Written instruction: Write the data below out exactly as it stands. Do not include the pictures.

Data lines:
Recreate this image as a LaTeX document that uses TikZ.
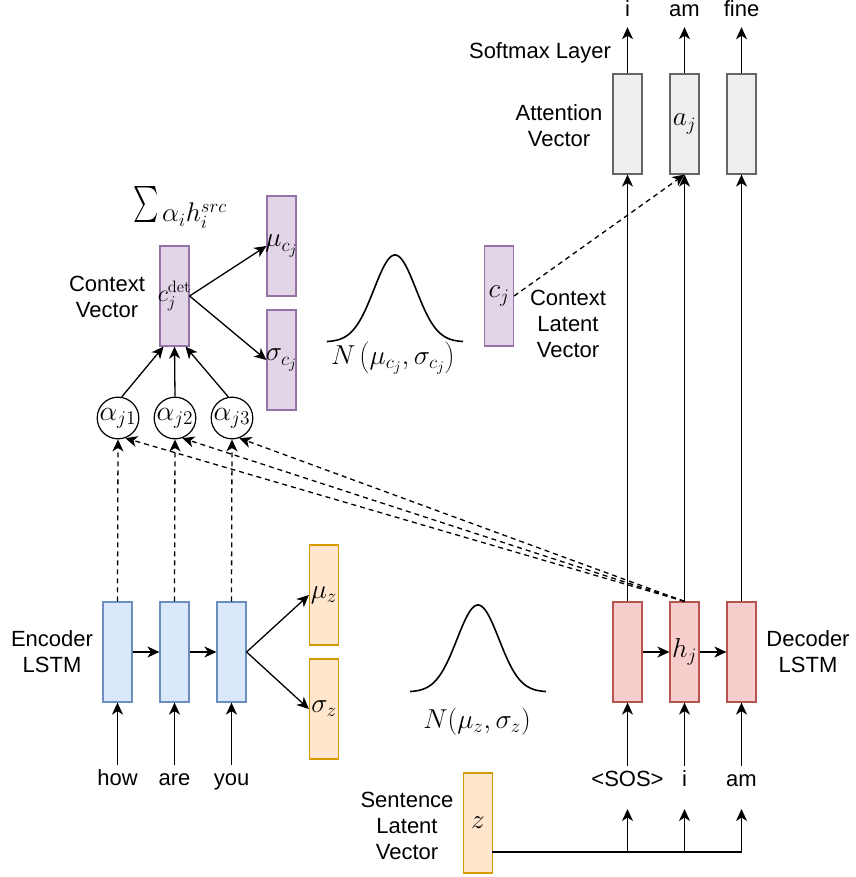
\documentclass[tikz,border=0pt]{standalone}
\usepackage[no-math]{fontspec}
\usepackage{graphicx}
\setmainfont{Liberation Sans}
\usetikzlibrary{arrows.meta}
\definecolor{encfill}{HTML}{DAE8FC}\definecolor{encdraw}{HTML}{6C8EBF}
\definecolor{orfill}{HTML}{FFE6CC}\definecolor{ordraw}{HTML}{D79B00}
\definecolor{pufill}{HTML}{E1D5E7}\definecolor{pudraw}{HTML}{9673A6}
\definecolor{refill}{HTML}{F8CECC}\definecolor{redraw}{HTML}{B85450}
\definecolor{grfill}{HTML}{EEEEEE}\definecolor{grdraw}{HTML}{666666}
\newcommand{\bigfont}{\fontsize{22}{26}\selectfont}
\newcommand{\mth}[1]{\scalebox{1.32}{$#1$}}
\begin{document}
\begin{tikzpicture}[x=1pt,y=-1pt,
  every node/.style={font=\bigfont},
  vec/.style={draw, line width=1.2pt, minimum width=29pt, minimum height=100pt, inner sep=0pt},
  vtext/.style={label={[inner sep=0pt]center:#1}},
  enc/.style={vec, fill=encfill, draw=encdraw},
  orv/.style={vec, fill=orfill, draw=ordraw},
  puv/.style={vec, fill=pufill, draw=pudraw},
  dec/.style={vec, fill=refill, draw=redraw},
  attv/.style={vec, fill=grfill, draw=grdraw},
  alph/.style={draw, circle, line width=1.2pt, minimum size=40pt, inner sep=0pt},
  lbl/.style={align=center, inner sep=0pt},
  word/.style={anchor=base, text height=14pt, text depth=4pt, inner xsep=0pt, inner ysep=6pt},
  arr/.style={-{Stealth[length=12pt,width=11pt,inset=3.5pt]}, line width=1.3pt},
  darr/.style={arr, dash pattern=on 5pt off 4pt},
  bell/.style={line width=1.6pt}]
\useasboundingbox (0,0) rectangle (855,877);

% encoder
\node[enc] (e1) at (117.5,652) {};
\node[enc] (e2) at (174.5,652) {};
\node[enc] (e3) at (231.5,652) {};
\node[orv, vtext={\mth{\mu_z}}] (muz) at (324,595) {};
\node[orv, vtext={\mth{\sigma_z}}] (sigz) at (324,709) {};
\node[lbl] (enclbl) at (52,652) {Encoder\\LSTM};
\node[word] (how) at (117.5,785) {how};
\node[word] (are) at (174.5,785) {are};
\node[word] (you) at (231.5,785) {you};

% attention circles
\node[alph] (a1) at (118,418) {\scalebox{1.35}{$\alpha_{j1}$}};
\node[alph] (a2) at (175,418) {\scalebox{1.35}{$\alpha_{j2}$}};
\node[alph] (a3) at (232,418) {\scalebox{1.35}{$\alpha_{j3}$}};

% context
\node[puv, vtext={\scalebox{1.15}{$c_j^{\mathrm{det}}$}}] (cdet) at (174.5,296) {};
\node[puv, vtext={\mth{\mu_{c_j}}}] (muc) at (281.5,246) {};
\node[puv, vtext={\mth{\sigma_{c_j}}}] (sigc) at (281.5,360) {};
\node[lbl] (ctxlbl) at (107,297) {Context\\Vector};
\node[inner sep=0pt, anchor=base] (sum) at (180,222) {\raisebox{-1pt}{\scalebox{2.4}[3.6]{$\sum$}}\,\scalebox{1.3}{$\alpha_i h_i^{src}$}};
\node[puv, vtext={\mth{c_j}}] (cj) at (499,296) {};
\node[lbl] (cjlbl) at (568,324) {Context\\Latent\\Vector};
\node[inner sep=0pt] (nc) at (393,358) {\mth{N\left(\mu_{c_j},\sigma_{c_j}\right)}};

% decoder
\node[dec] (d1) at (627.5,652) {};
\node[dec, vtext={\mth{h_j}}] (d2) at (684.5,652) {};
\node[dec] (d3) at (741.5,652) {};
\node[lbl] (declbl) at (808,652) {Decoder\\LSTM};
\node[word] (sos) at (627.5,786) {<SOS>};
\node[word] (wi) at (684.5,786) {i};
\node[word] (wam) at (741.5,786) {am};

% attention vectors
\node[attv] (t1) at (627.5,124) {};
\node[attv, vtext={\mth{a_j}}] (t2) at (684.5,124) {};
\node[attv] (t3) at (741.5,124) {};
\node[lbl] (attlbl) at (559,126) {Attention\\Vector};
\node[inner sep=0pt, anchor=base] (smx) at (540,59) {Softmax Layer};
\node[word] (oi) at (627.5,17) {i};
\node[word] (oam) at (684.5,17) {am};
\node[word] (ofine) at (741.5,17) {fine};

% sentence latent
\node[orv, vtext={\mth{z}}] (z) at (478,823) {};
\node[lbl] (zlbl) at (407,826) {Sentence\\Latent\\Vector};
\node[inner sep=0pt] (nz) at (477,722) {\mth{N(\mu_z,\sigma_z)}};

% gaussians
\draw[bell] plot[domain=-68:68, samples=90, smooth] ({395+\x},{342-87*exp(-(\x*\x)/(2*21*21))});
\draw[bell] plot[domain=-68:68, samples=90, smooth] ({478+\x},{692-87*exp(-(\x*\x)/(2*21*21))});

% encoder connectors
\draw[arr] (e1) -- (e2);
\draw[arr] (e2) -- (e3);
\draw[arr] (e3.east) -- (muz.west);
\draw[arr] (e3.east) -- (sigz.west);
\draw[arr] (how.north) -- (e1.south);
\draw[arr] (are.north) -- (e2.south);
\draw[arr] (you.north) -- (e3.south);

% encoder to alphas
\draw[darr] (e1.north) -- (a1.south);
\draw[darr] (e2.north) -- (a2.south);
\draw[darr] (e3.north) -- (a3.south);
\draw[darr] (d2.north) -- (a1.-70);
\draw[darr] (d2.north) -- (a2.-70);
\draw[darr] (d2.north) -- (a3.-70);

% alphas to context
\draw[arr] (a1.80) -- ([xshift=-11pt]cdet.south);
\draw[arr] (a2.north) -- (cdet.south);
\draw[arr] (a3.100) -- ([xshift=11pt]cdet.south);
\draw[arr] (cdet.east) -- (muc.west);
\draw[arr] (cdet.east) -- (sigc.west);

% context latent to attention
\draw[darr] (cj.east) -- (t2.south);

% decoder
\draw[arr] (d1) -- (d2);
\draw[arr] (d2) -- (d3);
\draw[arr] (sos.north) -- (d1.south);
\draw[arr] (wi.north) -- (d2.south);
\draw[arr] (wam.north) -- (d3.south);
\draw[arr] (d1.north) -- (t1.south);
\draw[arr] (d2.north) -- (t2.south);
\draw[arr] (d3.north) -- (t3.south);
\draw[arr] (t1.north) -- (oi.south);
\draw[arr] (t2.north) -- (oam.south);
\draw[arr] (t3.north) -- (ofine.south);

% z feed
\coordinate (zr) at (492,852);
\coordinate (j1) at (627.5,852);
\coordinate (j2) at (684.5,852);
\coordinate (j3) at (741.5,852);
\coordinate (k1) at (627.5,809);
\coordinate (k2) at (684.5,809);
\coordinate (k3) at (741.5,809);
\draw[line width=1.3pt] (zr) -- (j3);
\draw[arr] (j1) -- (k1);
\draw[arr] (j2) -- (k2);
\draw[arr] (j3) -- (k3);
\end{tikzpicture}
\end{document}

Result:
Recreate this image as a LaTeX document that uses TikZ.
\documentclass[tikz,border=0pt]{standalone}
\usepackage[no-math]{fontspec}
\usepackage{graphicx}
\setmainfont{Liberation Sans}
\usetikzlibrary{arrows.meta}
\definecolor{encfill}{HTML}{DAE8FC}\definecolor{encdraw}{HTML}{6C8EBF}
\definecolor{orfill}{HTML}{FFE6CC}\definecolor{ordraw}{HTML}{D79B00}
\definecolor{pufill}{HTML}{E1D5E7}\definecolor{pudraw}{HTML}{9673A6}
\definecolor{refill}{HTML}{F8CECC}\definecolor{redraw}{HTML}{B85450}
\definecolor{grfill}{HTML}{EEEEEE}\definecolor{grdraw}{HTML}{666666}
\newcommand{\bigfont}{\fontsize{22}{26}\selectfont}
\newcommand{\mth}[1]{\scalebox{1.32}{$#1$}}
\begin{document}
\begin{tikzpicture}[x=1pt,y=-1pt,
  every node/.style={font=\bigfont},
  vec/.style={draw, line width=1.2pt, minimum width=29pt, minimum height=100pt, inner sep=0pt},
  vtext/.style={label={[inner sep=0pt]center:#1}},
  enc/.style={vec, fill=encfill, draw=encdraw},
  orv/.style={vec, fill=orfill, draw=ordraw},
  puv/.style={vec, fill=pufill, draw=pudraw},
  dec/.style={vec, fill=refill, draw=redraw},
  attv/.style={vec, fill=grfill, draw=grdraw},
  alph/.style={draw, circle, line width=1.2pt, minimum size=40pt, inner sep=0pt},
  lbl/.style={align=center, inner sep=0pt},
  word/.style={anchor=base, text height=14pt, text depth=4pt, inner xsep=0pt, inner ysep=6pt},
  arr/.style={-{Stealth[length=12pt,width=11pt,inset=3.5pt]}, line width=1.3pt},
  darr/.style={arr, dash pattern=on 5pt off 4pt},
  bell/.style={line width=1.6pt}]
\useasboundingbox (0,0) rectangle (855,877);

% encoder
\node[enc] (e1) at (117.5,652) {};
\node[enc] (e2) at (174.5,652) {};
\node[enc] (e3) at (231.5,652) {};
\node[orv, vtext={\mth{\mu_z}}] (muz) at (324,595) {};
\node[orv, vtext={\mth{\sigma_z}}] (sigz) at (324,709) {};
\node[lbl] (enclbl) at (52,652) {Encoder\\LSTM};
\node[word] (how) at (117.5,785) {how};
\node[word] (are) at (174.5,785) {are};
\node[word] (you) at (231.5,785) {you};

% attention circles
\node[alph] (a1) at (118,418) {\scalebox{1.35}{$\alpha_{j1}$}};
\node[alph] (a2) at (175,418) {\scalebox{1.35}{$\alpha_{j2}$}};
\node[alph] (a3) at (232,418) {\scalebox{1.35}{$\alpha_{j3}$}};

% context
\node[puv, vtext={\scalebox{1.15}{$c_j^{\mathrm{det}}$}}] (cdet) at (174.5,296) {};
\node[puv, vtext={\mth{\mu_{c_j}}}] (muc) at (281.5,246) {};
\node[puv, vtext={\mth{\sigma_{c_j}}}] (sigc) at (281.5,360) {};
\node[lbl] (ctxlbl) at (107,297) {Context\\Vector};
\node[inner sep=0pt, anchor=base] (sum) at (180,222) {\raisebox{-1pt}{\scalebox{2.4}[3.6]{$\sum$}}\,\scalebox{1.3}{$\alpha_i h_i^{src}$}};
\node[puv, vtext={\mth{c_j}}] (cj) at (499,296) {};
\node[lbl] (cjlbl) at (568,324) {Context\\Latent\\Vector};
\node[inner sep=0pt] (nc) at (393,358) {\mth{N\left(\mu_{c_j},\sigma_{c_j}\right)}};

% decoder
\node[dec] (d1) at (627.5,652) {};
\node[dec, vtext={\mth{h_j}}] (d2) at (684.5,652) {};
\node[dec] (d3) at (741.5,652) {};
\node[lbl] (declbl) at (808,652) {Decoder\\LSTM};
\node[word] (sos) at (627.5,786) {<SOS>};
\node[word] (wi) at (684.5,786) {i};
\node[word] (wam) at (741.5,786) {am};

% attention vectors
\node[attv] (t1) at (627.5,124) {};
\node[attv, vtext={\mth{a_j}}] (t2) at (684.5,124) {};
\node[attv] (t3) at (741.5,124) {};
\node[lbl] (attlbl) at (559,126) {Attention\\Vector};
\node[inner sep=0pt, anchor=base] (smx) at (540,59) {Softmax Layer};
\node[word] (oi) at (627.5,17) {i};
\node[word] (oam) at (684.5,17) {am};
\node[word] (ofine) at (741.5,17) {fine};

% sentence latent
\node[orv, vtext={\mth{z}}] (z) at (478,823) {};
\node[lbl] (zlbl) at (407,826) {Sentence\\Latent\\Vector};
\node[inner sep=0pt] (nz) at (477,722) {\mth{N(\mu_z,\sigma_z)}};

% gaussians
\draw[bell] plot[domain=-68:68, samples=90, smooth] ({395+\x},{342-87*exp(-(\x*\x)/(2*21*21))});
\draw[bell] plot[domain=-68:68, samples=90, smooth] ({478+\x},{692-87*exp(-(\x*\x)/(2*21*21))});

% encoder connectors
\draw[arr] (e1) -- (e2);
\draw[arr] (e2) -- (e3);
\draw[arr] (e3.east) -- (muz.west);
\draw[arr] (e3.east) -- (sigz.west);
\draw[arr] (how.north) -- (e1.south);
\draw[arr] (are.north) -- (e2.south);
\draw[arr] (you.north) -- (e3.south);

% encoder to alphas
\draw[darr] (e1.north) -- (a1.south);
\draw[darr] (e2.north) -- (a2.south);
\draw[darr] (e3.north) -- (a3.south);
\draw[darr] (d2.north) -- (a1.-70);
\draw[darr] (d2.north) -- (a2.-70);
\draw[darr] (d2.north) -- (a3.-70);

% alphas to context
\draw[arr] (a1.80) -- ([xshift=-11pt]cdet.south);
\draw[arr] (a2.north) -- (cdet.south);
\draw[arr] (a3.100) -- ([xshift=11pt]cdet.south);
\draw[arr] (cdet.east) -- (muc.west);
\draw[arr] (cdet.east) -- (sigc.west);

% context latent to attention
\draw[darr] (cj.east) -- (t2.south);

% decoder
\draw[arr] (d1) -- (d2);
\draw[arr] (d2) -- (d3);
\draw[arr] (sos.north) -- (d1.south);
\draw[arr] (wi.north) -- (d2.south);
\draw[arr] (wam.north) -- (d3.south);
\draw[arr] (d1.north) -- (t1.south);
\draw[arr] (d2.north) -- (t2.south);
\draw[arr] (d3.north) -- (t3.south);
\draw[arr] (t1.north) -- (oi.south);
\draw[arr] (t2.north) -- (oam.south);
\draw[arr] (t3.north) -- (ofine.south);

% z feed
\coordinate (zr) at (492,852);
\coordinate (j1) at (627.5,852);
\coordinate (j2) at (684.5,852);
\coordinate (j3) at (741.5,852);
\coordinate (k1) at (627.5,809);
\coordinate (k2) at (684.5,809);
\coordinate (k3) at (741.5,809);
\draw[line width=1.3pt] (zr) -- (j3);
\draw[arr] (j1) -- (k1);
\draw[arr] (j2) -- (k2);
\draw[arr] (j3) -- (k3);
\end{tikzpicture}
\end{document}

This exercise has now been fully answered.